Under Cukor’s guidance, Judy Holliday’s work turned out to be absolutely dazzling. The public was “prepared” for Holliday as during the shoot stories in the press stated she was stealing the picture from her two old pros. Curious to know who was planting the notices, Cukor found out that Hepburn had gone to MGM’s head of publicity, Howard Strickling, and suggested this strategy. It was Hepburn’s personal campaign to get Holliday the Billie Dawn role in the upcoming production of Born Yesterday.

Cukor, the Kanins, and Hepburn all “plotted” to enhance Holliday’s part so as to persuade Harry Cohn to cast her in Born Yesterday, which she had played with great success on the stage. “The woman is a frump,” Holliday told Cukor when he approached her for Adam’s Rib, “when Harry Cohn sees it, he won’t let me do Billie Dawn.” But Cukor reassured her that she would look right as the picture progresses. Cukor helped Holliday score a huge triumph in this part. When Adam’s Rib opened, and Holliday got all the press, the critics claimed she stole the film, failing to realize the maneuvered orchestrations of her “willing accomplices.”

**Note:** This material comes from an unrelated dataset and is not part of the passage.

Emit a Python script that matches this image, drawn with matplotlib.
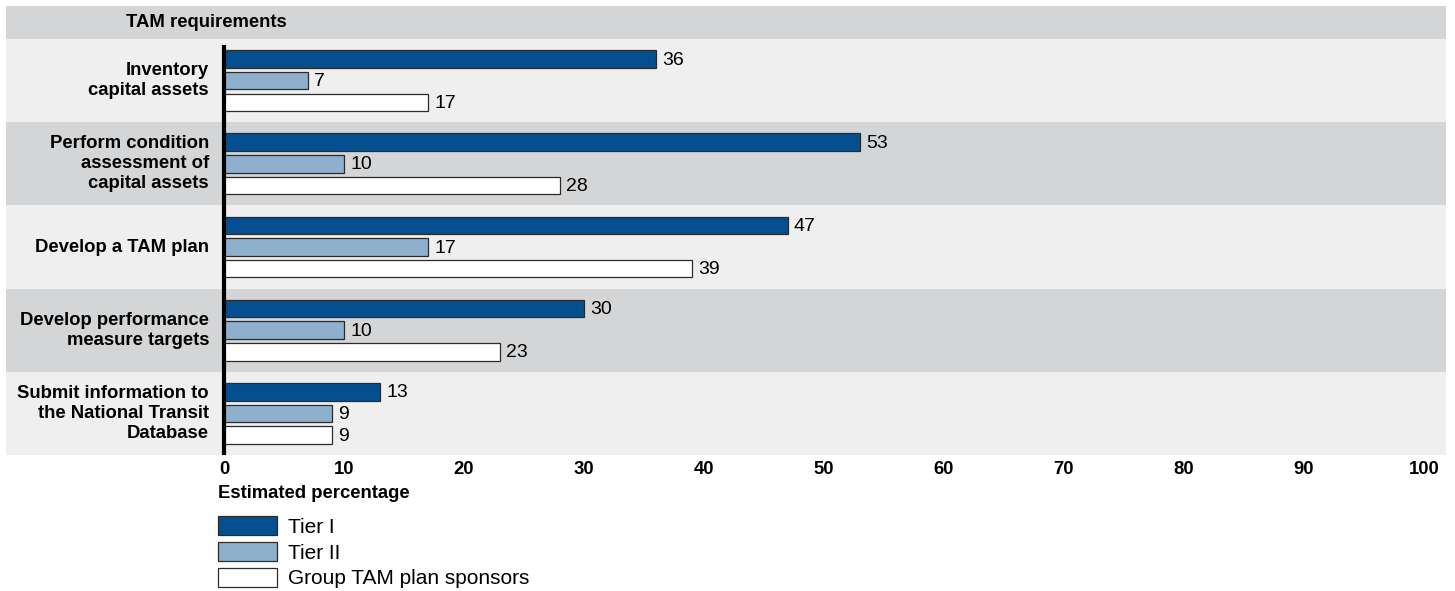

There were more subtle ways in which Hepburn helped Holliday. The scene in which Hepburn visits her in the detention house was long, but Cukor shot it in one take. Amanda’s interview of Doris, the most famous sequence in Adam’s Rib, runs over five minutes, but Cukor presents it without any cut or camera movement. In a medium shot, the center is empty, Amanda is at the left, and Doris at the right, describing her unhappy marriage and absurd crime. This sequence works largely because of Holliday’s stunning portrait of a wacky woman who is smart enough to know she is abused. By maintaining the shot’s spatial unity, Cukor gave Holliday the opportunity to create something special–and uninterrupted; Cukor used no action-reaction shots, as most dialogues scenes were filmed in Hollywood.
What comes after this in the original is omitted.